2x05 Sing a Song of Murder
First Aired: Oct. 27, 1985 on CBS
Upon receiving news that her cousin Emma died in a tragic auto accident in London, Jessica travels to England for her funeral.
However, when she arrives Jessica discovers that Emma faked her death in order learn the identity of the individual who has tried to kill her.
Main Characters in this Episode
Danny Briggs: I've got people to answer to. People who'll peel away my hide if I don't deliver.
- Goof (revealing mistake): When the first scene at Emma's hideaway was shown, obviously the two characters Emma and Jessica were filmed separately on the couch and then the film was put together (as both are played by Angela Lansbury). However Jessica did a lot of moving while she was talking, so Emma was looking straight across at where she had been, despite her bending down while she talked.

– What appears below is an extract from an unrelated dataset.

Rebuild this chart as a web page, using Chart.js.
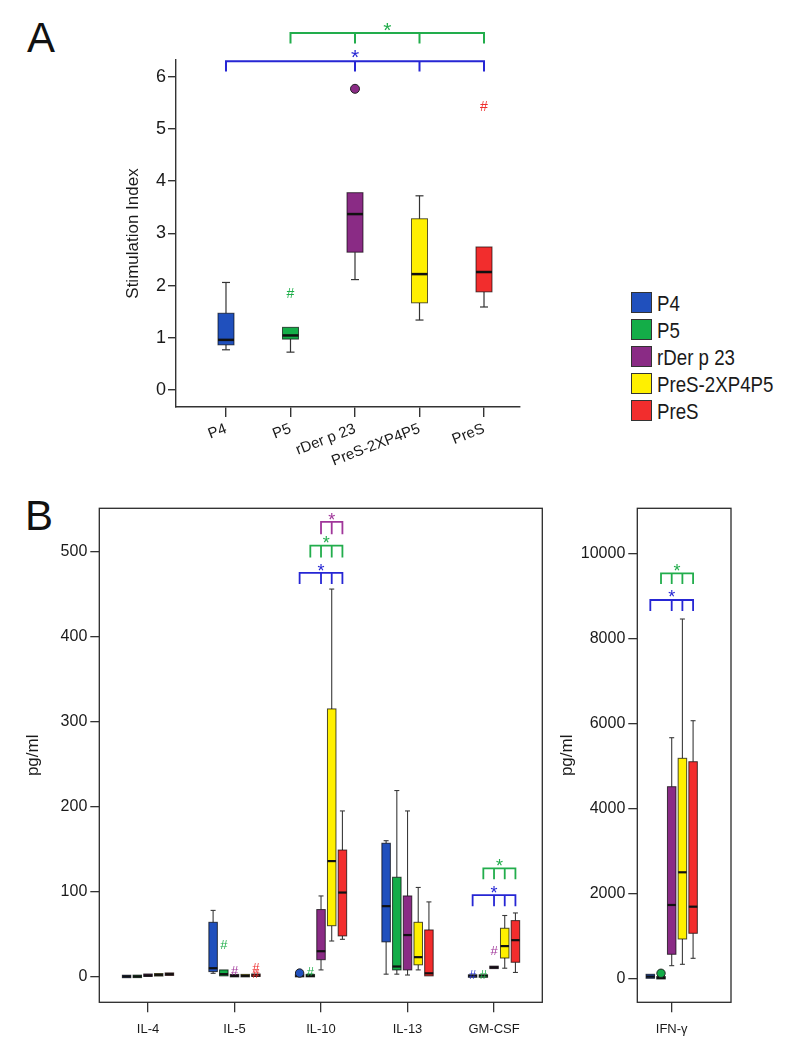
<!DOCTYPE html>
<html><head><meta charset="utf-8">
<script src="https://cdn.jsdelivr.net/npm/chart.js@4.4.1/dist/chart.umd.min.js"></script>
<style>
body{margin:0;background:#fff;width:787px;height:1050px;position:relative;overflow:hidden;font-family:'Liberation Sans',Arial,sans-serif;color:#1a1a1a}
canvas{position:absolute}
.lbl{position:absolute;font-size:42px;line-height:42px;color:#111}
.sw{position:absolute;width:19px;height:19px;border:1px solid #333}
.lt{position:absolute;font-size:22px;line-height:22px;transform:scaleX(0.85);transform-origin:0 0;white-space:nowrap;color:#1a1a1a}
</style></head><body>
<div class="lbl" style="left:27px;top:17px">A</div>
<div class="lbl" style="left:25px;top:495px">B</div>
<canvas id="cA" width="560" height="470" style="left:0;top:0"></canvas>
<canvas id="cB" width="550" height="570" style="left:0;top:480px"></canvas>
<canvas id="cC" width="237" height="570" style="left:550px;top:480px"></canvas>
<div id="legend"></div>
<script>
// ---------- DATA ----------
const series = ['P4', 'P5', 'rDer p 23', 'PreS-2XP4P5', 'PreS'];

// Panel A: Stimulation Index, one box per stimulus
const siMin = [0.77, 0.725, 2.115, 1.34, 1.59];
const siQ1  = [0.865, 0.975, 2.64, 1.67, 1.88];
const siMed = [0.96, 1.045, 3.37, 2.22, 2.26];
const siQ3  = [1.47, 1.2, 3.78, 3.28, 2.74];
const siMax = [2.06, 1.2, 3.78, 3.72, 2.74];
const siTicks = [0, 1, 2, 3, 4, 5, 6];
const siCircles = [{s: 2, v: 5.77}];
const siHashes = [{s: 1, v: 1.85}, {s: 4, v: 5.44}];
// significance brackets: sig = reference series, s = series joined
const siBrackets = [
  {sig: 0, s: [0, 2, 3, 4], y: 6.30, foot: 6.10, star: 6.475},
  {sig: 1, s: [1, 2, 3, 4], y: 6.84, foot: 6.64, star: 7.0}
];

// Panel B: cytokines, [min, q1, median, q3, max] per cytokine
const cytokines = ['IL-4', 'IL-5', 'IL-10', 'IL-13', 'GM-CSF'];
const cytoTicks = [0, 100, 200, 300, 400, 500];
const cytoP4     = [[0,0,0.3,0.6,0.6], [4,6,10,64,78], [0,0.5,1,2,2], [3,41,83,157,160], [0,0,1,1.5,2]];
const cytoP5     = [[0,0,0.3,0.8,0.8], [0,1,3,8,8], [0,0.5,1,2,2], [3,8,12,117,219], [0,0,1,1.5,2]];
const cytoRDer   = [[0.5,1,1.5,2.5,3], [0,0.5,1,2,2], [8,20,30,79,95], [2,8,49,95,195], [9,10,11,12,13]];
const cytoPreS2X = [[1,1.5,2.2,3,3.5], [0,0.5,1,2,2], [42,60,136,315,456], [8,14,23,64,105], [10,22,36,57,72]];
const cytoPreS   = [[1.5,2,3,4,5], [0,0.5,1.5,3,3], [44,48,99,149,195], [0,1,4,55,88], [5,17,43,66,75]];
const cytoCircles = [{g: 2, s: 0, v: 4.3}];
const cytoHashes = [
  {g: 1, s: 1, v: 38}, {g: 1, s: 2, v: 7}, {g: 1, s: 4, v: 11}, {g: 1, s: 4, v: 4},
  {g: 2, s: 1, v: 6}, {g: 4, s: 0, v: 3}, {g: 4, s: 1, v: 3}, {g: 4, s: 2, v: 31}
];
const cytoBrackets = [
  {g: 2, sig: 0, s: [0, 2, 3, 4], y: 475, foot: 462, star: 482},
  {g: 2, sig: 1, s: [1, 2, 3, 4], y: 507, foot: 493, star: 515},
  {g: 2, sig: 2, s: [2, 3, 4], y: 535, foot: 520.5, star: 542},
  {g: 4, sig: 1, s: [1, 2, 3, 4], y: 127.5, foot: 114.6, star: 136},
  {g: 4, sig: 0, s: [0, 2, 3, 4], y: 96, foot: 83, star: 104}
];

// Panel B right: IFN-gamma
const ifnLabels = ['IFN-γ'];
const ifnTicks = [0, 2000, 4000, 6000, 8000, 10000];
const ifnP4     = [[0,0,40,94,94]];
const ifnP5     = [[0,0,10,25,25]];
const ifnRDer   = [[297,565,1725,4508,5661]];
const ifnPreS2X = [[329,925,2494,5176,8454]];
const ifnPreS   = [[470,1059,1685,5096,6061]];
const ifnCircles = [{g: 0, s: 1, v: 118}];
const ifnHashes = [];
const ifnBrackets = [
  {g: 0, sig: 0, s: [0, 2, 3, 4], y: 8901, foot: 8642, star: 9073},
  {g: 0, sig: 1, s: [1, 2, 3, 4], y: 9529, foot: 9278, star: 9685}
];

// ---------- STYLE ----------
const boxColors  = ['#2050bd', '#14ad48', '#8a2b85', '#fff000', '#f22d2d'];
const markColors = ['#2a34d2', '#1fae4a', '#a0369a', '#d8c800', '#ee2e2e'];
const sigColors  = ['#2626d4', '#22ad4c', '#a0369a'];
const FONT = "'Liberation Sans', Arial, sans-serif";
Chart.defaults.font.family = FONT;
Chart.defaults.color = '#1a1a1a';

// legend
(function(){
  const L = document.getElementById('legend');
  series.forEach((name, i) => {
    const top = 292 + i * 27;
    const sw = document.createElement('div');
    sw.className = 'sw'; sw.style.left = '631px'; sw.style.top = top + 'px';
    sw.style.background = boxColors[i];
    L.appendChild(sw);
    const t = document.createElement('div');
    t.className = 'lt'; t.style.left = '657px'; t.style.top = (top + 0.5) + 'px';
    t.textContent = name;
    L.appendChild(t);
  });
})();

function makePlugin(cfg) {
  return {
    id: 'boxplot',
    beforeDatasetsDraw(chart) {
      const {ctx, scales: {x, y}} = chart;
      const seg = (a, b, c, d) => { ctx.beginPath(); ctx.moveTo(a, b); ctx.lineTo(c, d); ctx.stroke(); };
      chart.data.datasets.forEach(ds => {
        if (ds.kind !== 'box') return;
        ds.data.forEach(p => {
          const cx = x.getPixelForValue(p.x);
          const yMin = y.getPixelForValue(p.min), yQ1 = y.getPixelForValue(p.q1);
          const yMed = y.getPixelForValue(p.y), yQ3 = y.getPixelForValue(p.q3), yMax = y.getPixelForValue(p.max);
          ctx.save();
          ctx.strokeStyle = cfg.whisker; ctx.lineWidth = cfg.whiskerWidth;
          if (yMax < yQ3 - 1) { seg(cx, yMax, cx, yQ3); seg(cx - cfg.cap / 2, yMax, cx + cfg.cap / 2, yMax); }
          if (yMin > yQ1 + 1) { seg(cx, yQ1, cx, yMin); seg(cx - cfg.cap / 2, yMin, cx + cfg.cap / 2, yMin); }
          let top = yQ3, h = yQ1 - yQ3;
          if (h < cfg.minH) { const c = (yQ1 + yQ3) / 2; top = c - cfg.minH / 2; h = cfg.minH; }
          const w = cfg.boxWidth;
          ctx.fillStyle = ds.boxColor;
          ctx.fillRect(cx - w / 2, top, w, h);
          ctx.strokeStyle = cfg.edge; ctx.lineWidth = 1;
          ctx.strokeRect(cx - w / 2, top, w, h);
          ctx.strokeStyle = '#111'; ctx.lineWidth = cfg.medianWidth;
          seg(cx - w / 2, yMed, cx + w / 2, yMed);
          ctx.restore();
        });
      });
    },
    afterDatasetsDraw(chart) {
      const {ctx, scales: {x, y}, chartArea} = chart;
      ctx.save();
      // hash outliers
      chart.data.datasets.forEach(ds => {
        if (ds.kind !== 'hash') return;
        ctx.font = cfg.hashSize + 'px ' + FONT;
        ctx.textAlign = 'center'; ctx.textBaseline = 'alphabetic';
        ctx.fillStyle = ds.markColor;
        ds.data.forEach(p => ctx.fillText('#', x.getPixelForValue(p.x), y.getPixelForValue(p.y) + cfg.hashSize * 0.35));
      });
      // significance brackets
      cfg.brackets.forEach(b => {
        const xs = b.s.map(s => x.getPixelForValue(cfg.pos(b.g || 0, s)));
        const yl = y.getPixelForValue(b.y), yf = y.getPixelForValue(b.foot);
        const col = sigColors[b.sig];
        ctx.strokeStyle = col; ctx.lineWidth = cfg.bracketWidth; ctx.lineCap = 'butt';
        ctx.beginPath();
        ctx.moveTo(xs[0], yf); ctx.lineTo(xs[0], yl); ctx.lineTo(xs[xs.length - 1], yl); ctx.lineTo(xs[xs.length - 1], yf);
        for (let i = 1; i < xs.length - 1; i++) { ctx.moveTo(xs[i], yl); ctx.lineTo(xs[i], yf); }
        ctx.stroke();
        ctx.fillStyle = col;
        ctx.font = cfg.starSize + 'px ' + FONT;
        ctx.textAlign = 'center'; ctx.textBaseline = 'alphabetic';
        ctx.fillText('*', (xs[0] + xs[xs.length - 1]) / 2, y.getPixelForValue(b.star) + cfg.starSize * 0.58);
      });
      if (cfg.frame) {
        ctx.strokeStyle = '#2a2a2a'; ctx.lineWidth = 1.3;
        ctx.strokeRect(chartArea.left, chartArea.top, chartArea.right - chartArea.left, chartArea.bottom - chartArea.top);
      }
      ctx.restore();
    }
  };
}

function boxPoint(x, st) { return {x: x, y: st[2], min: st[0], q1: st[1], q3: st[3], max: st[4]}; }

const baseOpts = {
  responsive: false, animation: false, events: [],
  plugins: {legend: {display: false}, tooltip: {enabled: false}}
};

// ---------- PANEL A ----------
(function(){
  const pos = (g, s) => s + 1;
  const datasets = series.map((name, i) => ({
    label: name, kind: 'box', boxColor: boxColors[i], pointRadius: 0,
    data: [boxPoint(i + 1, [siMin[i], siQ1[i], siMed[i], siQ3[i], siMax[i]])]
  }));
  datasets.push({label: 'circles', kind: 'circle', data: siCircles.map(o => ({x: pos(0, o.s), y: o.v})),
    pointRadius: 4.5, pointBackgroundColor: siCircles.map(o => boxColors[o.s]), pointBorderColor: '#222', pointBorderWidth: 1});
  series.forEach((name, i) => {
    const h = siHashes.filter(o => o.s === i);
    if (h.length) datasets.push({label: 'hash ' + name, kind: 'hash', markColor: markColors[i], pointRadius: 0,
      data: h.map(o => ({x: pos(0, o.s), y: o.v}))});
  });
  new Chart(document.getElementById('cA'), {
    type: 'scatter',
    data: {datasets},
    options: Object.assign({}, baseOpts, {
      layout: {padding: {left: 123, top: 60, right: 40, bottom: 0}},
      scales: {
        x: {type: 'linear', min: 0.225, max: 5.558,
          afterBuildTicks: s => { s.ticks = series.map((_, i) => ({value: i + 1})); },
          afterFit: s => { s.height = 63; },
          grid: {drawOnChartArea: false, drawTicks: true, tickLength: 10, color: '#333', lineWidth: 1.4},
          border: {display: true, color: '#333', width: 1.4},
          ticks: {autoSkip: false, minRotation: 21, maxRotation: 21, padding: 3, color: '#1a1a1a', font: {size: 15},
            callback: (v, i) => series[i]}
        },
        y: {type: 'linear', min: -0.326, max: 6.322,
          afterBuildTicks: s => { s.ticks = siTicks.map(v => ({value: v})); },
          afterFit: s => { s.width = 53; },
          title: {display: true, text: 'Stimulation Index', font: {size: 17}, padding: 0, color: '#1a1a1a'},
          grid: {drawOnChartArea: false, drawTicks: true, tickLength: 8, color: '#333', lineWidth: 1.4},
          border: {display: true, color: '#333', width: 1.4},
          ticks: {padding: 2, color: '#1a1a1a', font: {size: 18}, callback: v => String(v)}
        }
      }
    }),
    plugins: [makePlugin({pos, boxWidth: 16, cap: 8, minH: 2, whisker: '#333', whiskerWidth: 1.2, edge: 'rgba(0,0,0,0.65)',
      medianWidth: 2.5, hashSize: 14, starSize: 21, bracketWidth: 2, brackets: siBrackets, frame: false})]
  });
})();

// ---------- PANEL B ----------
const OFF = 0.1237;
function cytoChart(id, cats, ticksArr, stats, circles, hashes, brackets, xr, yr, padL, yW, title) {
  const pos = (g, s) => g + (s - 2) * OFF;
  const datasets = series.map((name, si) => ({
    label: name, kind: 'box', boxColor: boxColors[si], pointRadius: 0,
    data: stats[si].map((st, g) => boxPoint(pos(g, si), st))
  }));
  if (circles.length) datasets.push({label: 'circles', kind: 'circle', data: circles.map(o => ({x: pos(o.g, o.s), y: o.v})),
    pointRadius: 4.2, pointBackgroundColor: circles.map(o => boxColors[o.s]), pointBorderColor: '#222', pointBorderWidth: 1});
  series.forEach((name, si) => {
    const h = hashes.filter(o => o.s === si);
    if (h.length) datasets.push({label: 'hash ' + name, kind: 'hash', markColor: markColors[si], pointRadius: 0,
      data: h.map(o => ({x: pos(o.g, o.s), y: o.v}))});
  });
  const canvas = document.getElementById(id);
  return new Chart(canvas, {
    type: 'scatter',
    data: {datasets},
    options: Object.assign({}, baseOpts, {
      layout: {padding: {left: padL, top: 28.3, right: canvas.width - xr.right, bottom: 0}},
      scales: {
        x: {type: 'linear', min: xr.min, max: xr.max,
          afterBuildTicks: s => { s.ticks = cats.map((_, i) => ({value: i})); },
          afterFit: s => { s.height = 570 - 522.3; },
          grid: {drawOnChartArea: false, drawTicks: true, tickLength: 10, color: '#333', lineWidth: 1.3},
          border: {display: false},
          ticks: {autoSkip: false, maxRotation: 0, minRotation: 0, padding: 9, color: '#1a1a1a', font: {size: 13},
            callback: (v, i) => cats[i]}
        },
        y: {type: 'linear', min: yr.min, max: yr.max,
          afterBuildTicks: s => { s.ticks = ticksArr.map(v => ({value: v})); },
          afterFit: s => { s.width = yW; },
          title: {display: true, text: title, font: {size: 17}, padding: 0, color: '#1a1a1a'},
          grid: {drawOnChartArea: false, drawTicks: true, tickLength: 9, color: '#333', lineWidth: 1.3},
          border: {display: false},
          ticks: {padding: 3, color: '#1a1a1a', font: {size: 16}, callback: v => String(v)}
        }
      }
    }),
    plugins: [makePlugin({pos, boxWidth: 8.5, cap: 5, minH: 2.5, whisker: '#3a3a3a', whiskerWidth: 1.1, edge: 'rgba(0,0,0,0.7)',
      medianWidth: 2.2, hashSize: 13, starSize: 18, bracketWidth: 1.8, brackets, frame: true})]
  });
}

cytoChart('cB', cytokines, cytoTicks, [cytoP4, cytoP5, cytoRDer, cytoPreS2X, cytoPreS],
  cytoCircles, cytoHashes, cytoBrackets,
  {min: -0.563, max: 4.558, right: 542.3}, {min: -30.1, max: 551}, 23.3, 76, 'pg/ml');

cytoChart('cC', ifnLabels, ifnTicks, [ifnP4, ifnP5, ifnRDer, ifnPreS2X, ifnPreS],
  ifnCircles, ifnHashes, ifnBrackets,
  {min: -0.398, max: 0.686, right: 181}, {min: -565, max: 11059}, 6.8, 80.5, 'pg/ml');
</script>
</body></html>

- Goof (anachronisms): A 1957 Mk1 Jaguar is clearly marked up as a Police car. Although the Police have used Jaguars as police cars this particular model would be too dated for them to use here.
- Goof (audio/visual unsynchronized): When singing "Goodbye Little Yellow Bird" Emma blows a kiss to Oliver offstage, but she is still singing the song when she is blowing the kiss. Although it's possible she was pretending as it was part of the act, her voice wasn't even muffled by her hand.
- Goof (factual errors): Such a case as this would not fall under the jurisdiction of New Scotland Yard, but either the Metropolitan Police or the City of London Police, depending on locality in the capital.
- Goof (revealing mistake): There are no yellow or red lines along the kerbs. Parking is very restricted in central London, nearly every piece of street without a meter is marked with either yellow or red lines beside the kerb indicating various levels of parking prohibition.
- The song that Angela Lansbury sings as Emma MacGill, "Good-bye, Little Yellow Bird," is the song her character sang in The Picture of Dorian Gray.
- The title is from the nursery rhyme "Sing a song of six pence" that is usually found in Mother Goose collections.